| Your objective |
Reproduce exactly the section that begins at the line containing "Convert this chart to matplotlib code." and ends at the line containing "0.048, -0.034, -0.029, -0.024, -0.038, 0.022, -0.016, -0.031]", both lines included; omit all other lines.

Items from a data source
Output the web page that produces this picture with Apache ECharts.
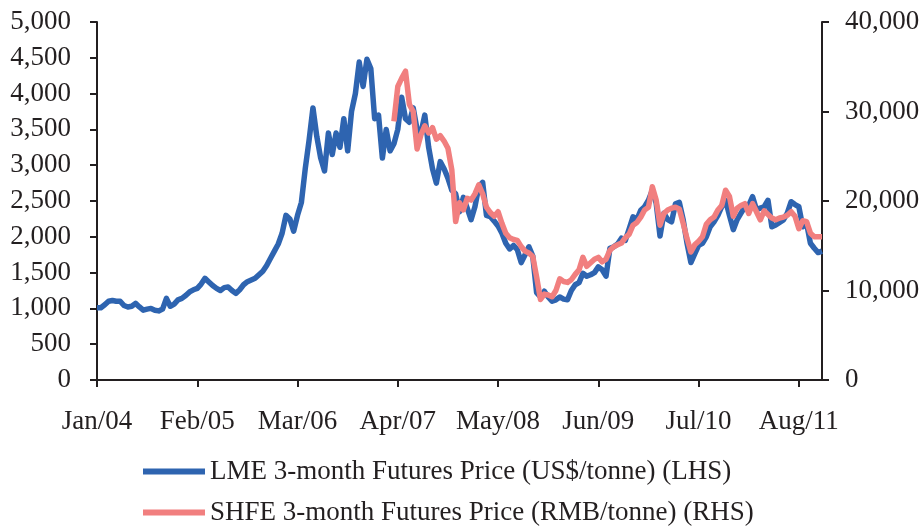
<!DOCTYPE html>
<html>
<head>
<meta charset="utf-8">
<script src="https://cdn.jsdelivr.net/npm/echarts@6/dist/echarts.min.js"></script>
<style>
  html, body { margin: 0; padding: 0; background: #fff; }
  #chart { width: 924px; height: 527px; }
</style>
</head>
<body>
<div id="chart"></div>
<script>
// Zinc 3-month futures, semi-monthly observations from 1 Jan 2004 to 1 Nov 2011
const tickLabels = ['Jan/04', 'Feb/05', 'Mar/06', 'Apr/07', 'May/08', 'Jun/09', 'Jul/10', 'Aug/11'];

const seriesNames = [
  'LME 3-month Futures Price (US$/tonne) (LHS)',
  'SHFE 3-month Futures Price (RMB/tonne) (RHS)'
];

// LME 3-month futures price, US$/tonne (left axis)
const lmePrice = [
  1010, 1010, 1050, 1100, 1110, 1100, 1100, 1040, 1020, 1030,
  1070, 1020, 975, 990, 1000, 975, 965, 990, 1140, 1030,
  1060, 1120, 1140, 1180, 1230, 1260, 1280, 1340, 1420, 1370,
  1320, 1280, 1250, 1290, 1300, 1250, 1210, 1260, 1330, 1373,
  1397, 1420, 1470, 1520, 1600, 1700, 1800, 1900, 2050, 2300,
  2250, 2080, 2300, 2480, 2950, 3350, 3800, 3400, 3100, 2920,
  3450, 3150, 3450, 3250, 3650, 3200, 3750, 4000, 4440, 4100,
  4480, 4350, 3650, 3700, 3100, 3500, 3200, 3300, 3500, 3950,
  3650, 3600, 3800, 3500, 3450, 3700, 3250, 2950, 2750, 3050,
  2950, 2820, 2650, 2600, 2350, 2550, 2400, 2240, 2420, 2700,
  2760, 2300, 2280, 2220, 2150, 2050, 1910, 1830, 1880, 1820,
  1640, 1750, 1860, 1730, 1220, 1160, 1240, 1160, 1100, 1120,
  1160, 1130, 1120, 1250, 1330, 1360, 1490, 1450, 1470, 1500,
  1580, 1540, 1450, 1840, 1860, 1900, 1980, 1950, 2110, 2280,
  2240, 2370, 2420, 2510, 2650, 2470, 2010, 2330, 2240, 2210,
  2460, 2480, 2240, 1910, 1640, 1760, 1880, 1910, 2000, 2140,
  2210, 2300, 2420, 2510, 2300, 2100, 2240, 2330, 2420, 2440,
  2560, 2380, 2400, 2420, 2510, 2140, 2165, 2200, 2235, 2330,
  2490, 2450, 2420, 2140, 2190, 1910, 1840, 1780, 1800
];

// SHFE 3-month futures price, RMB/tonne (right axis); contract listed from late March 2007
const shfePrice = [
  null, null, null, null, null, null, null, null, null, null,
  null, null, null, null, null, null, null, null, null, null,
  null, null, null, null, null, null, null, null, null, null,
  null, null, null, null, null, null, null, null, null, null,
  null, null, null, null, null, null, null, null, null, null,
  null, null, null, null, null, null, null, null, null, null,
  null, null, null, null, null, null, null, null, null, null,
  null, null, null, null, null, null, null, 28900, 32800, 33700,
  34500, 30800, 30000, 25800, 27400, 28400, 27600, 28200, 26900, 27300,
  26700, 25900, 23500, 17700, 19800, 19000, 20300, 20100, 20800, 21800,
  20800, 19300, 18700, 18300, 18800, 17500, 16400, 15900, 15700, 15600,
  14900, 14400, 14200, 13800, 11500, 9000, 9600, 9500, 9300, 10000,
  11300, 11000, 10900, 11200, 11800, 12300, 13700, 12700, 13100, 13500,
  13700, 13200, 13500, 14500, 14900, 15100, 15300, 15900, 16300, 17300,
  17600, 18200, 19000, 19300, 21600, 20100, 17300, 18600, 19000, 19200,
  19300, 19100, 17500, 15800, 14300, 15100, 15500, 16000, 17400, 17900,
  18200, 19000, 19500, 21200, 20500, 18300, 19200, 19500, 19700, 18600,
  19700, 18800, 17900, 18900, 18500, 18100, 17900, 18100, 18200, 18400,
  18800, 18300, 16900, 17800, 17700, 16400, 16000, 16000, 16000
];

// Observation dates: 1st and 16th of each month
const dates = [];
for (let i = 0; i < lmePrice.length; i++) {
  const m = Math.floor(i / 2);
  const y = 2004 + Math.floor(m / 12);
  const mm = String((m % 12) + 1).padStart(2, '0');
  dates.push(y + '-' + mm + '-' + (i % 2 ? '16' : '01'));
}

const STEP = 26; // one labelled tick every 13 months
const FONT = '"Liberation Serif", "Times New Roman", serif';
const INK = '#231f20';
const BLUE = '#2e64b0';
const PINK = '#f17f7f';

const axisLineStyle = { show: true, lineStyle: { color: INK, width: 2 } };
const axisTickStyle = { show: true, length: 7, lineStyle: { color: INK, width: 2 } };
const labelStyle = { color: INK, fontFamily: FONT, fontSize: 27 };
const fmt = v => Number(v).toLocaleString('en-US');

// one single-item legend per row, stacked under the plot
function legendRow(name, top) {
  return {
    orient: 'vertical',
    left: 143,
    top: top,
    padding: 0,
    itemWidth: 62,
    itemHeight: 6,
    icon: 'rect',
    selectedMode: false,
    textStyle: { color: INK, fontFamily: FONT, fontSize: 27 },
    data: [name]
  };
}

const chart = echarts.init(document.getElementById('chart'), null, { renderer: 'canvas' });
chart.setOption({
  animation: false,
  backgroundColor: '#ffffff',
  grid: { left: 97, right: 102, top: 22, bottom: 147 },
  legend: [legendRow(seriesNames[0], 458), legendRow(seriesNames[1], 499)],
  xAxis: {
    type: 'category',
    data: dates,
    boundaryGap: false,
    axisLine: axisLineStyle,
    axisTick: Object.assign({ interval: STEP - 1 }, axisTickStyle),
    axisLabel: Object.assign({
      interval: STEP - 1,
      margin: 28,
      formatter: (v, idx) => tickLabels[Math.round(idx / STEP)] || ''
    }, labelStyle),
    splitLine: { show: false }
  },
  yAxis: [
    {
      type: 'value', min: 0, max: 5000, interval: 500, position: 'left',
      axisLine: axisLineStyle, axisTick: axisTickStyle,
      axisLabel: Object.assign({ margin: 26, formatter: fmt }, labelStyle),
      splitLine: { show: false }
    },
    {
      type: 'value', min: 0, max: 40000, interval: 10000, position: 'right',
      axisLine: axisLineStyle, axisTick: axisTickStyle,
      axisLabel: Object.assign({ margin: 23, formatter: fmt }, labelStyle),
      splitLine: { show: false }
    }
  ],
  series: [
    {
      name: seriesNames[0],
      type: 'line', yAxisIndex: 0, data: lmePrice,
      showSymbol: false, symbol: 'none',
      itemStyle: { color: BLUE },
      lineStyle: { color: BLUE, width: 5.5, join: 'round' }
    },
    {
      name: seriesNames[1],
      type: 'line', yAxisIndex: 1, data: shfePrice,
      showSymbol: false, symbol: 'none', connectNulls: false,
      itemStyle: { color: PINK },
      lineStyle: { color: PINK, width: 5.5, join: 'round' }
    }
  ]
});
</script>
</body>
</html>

* * *

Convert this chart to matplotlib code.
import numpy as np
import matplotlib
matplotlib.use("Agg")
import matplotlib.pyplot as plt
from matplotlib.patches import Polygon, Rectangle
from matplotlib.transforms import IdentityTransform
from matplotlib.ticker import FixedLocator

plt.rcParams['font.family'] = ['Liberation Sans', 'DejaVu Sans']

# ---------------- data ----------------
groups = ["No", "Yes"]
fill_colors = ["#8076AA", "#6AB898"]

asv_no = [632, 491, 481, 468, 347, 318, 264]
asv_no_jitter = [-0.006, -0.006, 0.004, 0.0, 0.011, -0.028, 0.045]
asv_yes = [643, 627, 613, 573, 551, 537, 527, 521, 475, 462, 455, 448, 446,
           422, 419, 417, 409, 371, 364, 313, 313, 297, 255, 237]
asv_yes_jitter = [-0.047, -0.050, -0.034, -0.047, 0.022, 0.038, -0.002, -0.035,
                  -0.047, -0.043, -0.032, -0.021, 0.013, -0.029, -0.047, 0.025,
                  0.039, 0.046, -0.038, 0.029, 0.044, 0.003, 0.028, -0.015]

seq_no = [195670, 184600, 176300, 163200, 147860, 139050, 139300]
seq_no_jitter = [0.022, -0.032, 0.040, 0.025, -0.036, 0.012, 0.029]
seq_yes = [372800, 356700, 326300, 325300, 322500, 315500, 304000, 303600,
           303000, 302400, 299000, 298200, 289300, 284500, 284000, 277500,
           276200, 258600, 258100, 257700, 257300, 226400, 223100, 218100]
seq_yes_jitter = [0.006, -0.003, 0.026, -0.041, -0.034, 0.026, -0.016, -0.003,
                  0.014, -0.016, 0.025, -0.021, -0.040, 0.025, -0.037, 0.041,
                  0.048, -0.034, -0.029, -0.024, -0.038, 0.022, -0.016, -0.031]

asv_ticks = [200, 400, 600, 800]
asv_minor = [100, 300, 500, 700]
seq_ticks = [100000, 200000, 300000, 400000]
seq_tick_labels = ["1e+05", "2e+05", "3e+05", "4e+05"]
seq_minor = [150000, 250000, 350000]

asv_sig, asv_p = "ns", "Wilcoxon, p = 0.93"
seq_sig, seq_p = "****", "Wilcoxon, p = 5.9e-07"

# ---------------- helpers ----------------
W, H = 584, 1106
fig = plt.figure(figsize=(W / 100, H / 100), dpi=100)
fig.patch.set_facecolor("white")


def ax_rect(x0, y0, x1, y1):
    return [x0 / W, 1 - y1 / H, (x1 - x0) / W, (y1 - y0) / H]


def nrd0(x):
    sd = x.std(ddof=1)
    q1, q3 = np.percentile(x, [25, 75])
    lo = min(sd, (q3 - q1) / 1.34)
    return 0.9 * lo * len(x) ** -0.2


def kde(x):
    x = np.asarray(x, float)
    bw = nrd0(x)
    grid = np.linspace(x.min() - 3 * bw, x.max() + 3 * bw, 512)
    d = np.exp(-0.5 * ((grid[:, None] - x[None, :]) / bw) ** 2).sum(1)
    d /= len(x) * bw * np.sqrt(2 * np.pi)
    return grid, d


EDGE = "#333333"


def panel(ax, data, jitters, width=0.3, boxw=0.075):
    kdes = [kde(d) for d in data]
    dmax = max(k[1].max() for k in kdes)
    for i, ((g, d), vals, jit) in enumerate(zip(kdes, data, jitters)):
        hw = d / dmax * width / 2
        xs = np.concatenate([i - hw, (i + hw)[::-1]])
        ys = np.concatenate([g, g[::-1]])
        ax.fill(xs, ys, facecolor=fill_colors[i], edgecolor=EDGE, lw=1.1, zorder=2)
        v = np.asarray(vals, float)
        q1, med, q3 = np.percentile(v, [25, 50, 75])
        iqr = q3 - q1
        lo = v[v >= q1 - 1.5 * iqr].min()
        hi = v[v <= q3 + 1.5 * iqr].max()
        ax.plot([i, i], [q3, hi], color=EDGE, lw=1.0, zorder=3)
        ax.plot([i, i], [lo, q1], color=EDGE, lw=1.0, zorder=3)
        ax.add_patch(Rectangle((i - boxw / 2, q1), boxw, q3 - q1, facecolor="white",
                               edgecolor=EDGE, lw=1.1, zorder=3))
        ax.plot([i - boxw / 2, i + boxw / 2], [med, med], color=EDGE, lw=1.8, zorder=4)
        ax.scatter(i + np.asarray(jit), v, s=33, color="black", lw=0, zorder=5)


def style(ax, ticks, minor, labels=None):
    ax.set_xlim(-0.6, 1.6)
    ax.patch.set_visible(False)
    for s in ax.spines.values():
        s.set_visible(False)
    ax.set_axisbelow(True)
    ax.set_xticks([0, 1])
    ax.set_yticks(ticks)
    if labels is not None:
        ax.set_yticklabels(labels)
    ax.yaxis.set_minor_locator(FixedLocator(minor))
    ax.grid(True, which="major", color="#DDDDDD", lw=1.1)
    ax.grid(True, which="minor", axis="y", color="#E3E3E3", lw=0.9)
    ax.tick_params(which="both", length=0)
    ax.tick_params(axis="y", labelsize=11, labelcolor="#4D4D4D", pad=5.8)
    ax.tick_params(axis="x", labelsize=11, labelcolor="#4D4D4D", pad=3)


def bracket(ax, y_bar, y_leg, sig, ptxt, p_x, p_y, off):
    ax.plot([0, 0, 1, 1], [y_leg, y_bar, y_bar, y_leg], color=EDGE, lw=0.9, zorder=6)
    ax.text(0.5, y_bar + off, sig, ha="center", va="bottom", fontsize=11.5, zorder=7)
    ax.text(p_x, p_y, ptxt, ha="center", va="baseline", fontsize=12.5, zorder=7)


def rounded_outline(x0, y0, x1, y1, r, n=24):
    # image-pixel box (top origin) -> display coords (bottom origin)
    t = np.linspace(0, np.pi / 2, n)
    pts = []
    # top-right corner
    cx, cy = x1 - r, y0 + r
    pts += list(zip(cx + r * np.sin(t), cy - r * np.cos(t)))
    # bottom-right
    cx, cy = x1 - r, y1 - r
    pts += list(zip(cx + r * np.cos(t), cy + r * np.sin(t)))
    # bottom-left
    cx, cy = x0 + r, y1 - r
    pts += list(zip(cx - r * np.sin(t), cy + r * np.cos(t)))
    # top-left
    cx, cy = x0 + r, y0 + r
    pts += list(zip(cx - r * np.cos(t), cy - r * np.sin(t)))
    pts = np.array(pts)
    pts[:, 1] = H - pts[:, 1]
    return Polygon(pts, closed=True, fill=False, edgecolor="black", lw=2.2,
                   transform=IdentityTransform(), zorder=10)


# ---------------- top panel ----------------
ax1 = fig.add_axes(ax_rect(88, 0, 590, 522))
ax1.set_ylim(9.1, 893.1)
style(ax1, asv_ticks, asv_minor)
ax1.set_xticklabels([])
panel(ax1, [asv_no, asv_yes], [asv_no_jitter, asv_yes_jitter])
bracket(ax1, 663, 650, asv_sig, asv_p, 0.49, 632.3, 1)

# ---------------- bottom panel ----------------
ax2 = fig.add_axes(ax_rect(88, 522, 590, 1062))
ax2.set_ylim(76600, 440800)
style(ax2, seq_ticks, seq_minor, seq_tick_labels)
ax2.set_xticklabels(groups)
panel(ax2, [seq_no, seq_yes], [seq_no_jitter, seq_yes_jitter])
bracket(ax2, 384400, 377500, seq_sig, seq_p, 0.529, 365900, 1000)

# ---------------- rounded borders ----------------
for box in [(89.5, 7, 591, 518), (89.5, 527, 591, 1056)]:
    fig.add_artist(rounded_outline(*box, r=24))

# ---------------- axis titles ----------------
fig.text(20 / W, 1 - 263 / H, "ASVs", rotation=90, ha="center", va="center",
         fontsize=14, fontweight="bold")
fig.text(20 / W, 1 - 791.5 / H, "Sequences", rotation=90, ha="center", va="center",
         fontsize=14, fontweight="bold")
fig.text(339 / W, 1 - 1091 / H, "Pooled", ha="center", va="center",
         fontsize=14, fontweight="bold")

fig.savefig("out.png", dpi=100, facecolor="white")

| Correct result |
Convert this chart to matplotlib code.
import numpy as np
import matplotlib
matplotlib.use("Agg")
import matplotlib.pyplot as plt
from matplotlib.patches import Polygon, Rectangle
from matplotlib.transforms import IdentityTransform
from matplotlib.ticker import FixedLocator

plt.rcParams['font.family'] = ['Liberation Sans', 'DejaVu Sans']

# ---------------- data ----------------
groups = ["No", "Yes"]
fill_colors = ["#8076AA", "#6AB898"]

asv_no = [632, 491, 481, 468, 347, 318, 264]
asv_no_jitter = [-0.006, -0.006, 0.004, 0.0, 0.011, -0.028, 0.045]
asv_yes = [643, 627, 613, 573, 551, 537, 527, 521, 475, 462, 455, 448, 446,
           422, 419, 417, 409, 371, 364, 313, 313, 297, 255, 237]
asv_yes_jitter = [-0.047, -0.050, -0.034, -0.047, 0.022, 0.038, -0.002, -0.035,
                  -0.047, -0.043, -0.032, -0.021, 0.013, -0.029, -0.047, 0.025,
                  0.039, 0.046, -0.038, 0.029, 0.044, 0.003, 0.028, -0.015]

seq_no = [195670, 184600, 176300, 163200, 147860, 139050, 139300]
seq_no_jitter = [0.022, -0.032, 0.040, 0.025, -0.036, 0.012, 0.029]
seq_yes = [372800, 356700, 326300, 325300, 322500, 315500, 304000, 303600,
           303000, 302400, 299000, 298200, 289300, 284500, 284000, 277500,
           276200, 258600, 258100, 257700, 257300, 226400, 223100, 218100]
seq_yes_jitter = [0.006, -0.003, 0.026, -0.041, -0.034, 0.026, -0.016, -0.003,
                  0.014, -0.016, 0.025, -0.021, -0.040, 0.025, -0.037, 0.041,
                  0.048, -0.034, -0.029, -0.024, -0.038, 0.022, -0.016, -0.031]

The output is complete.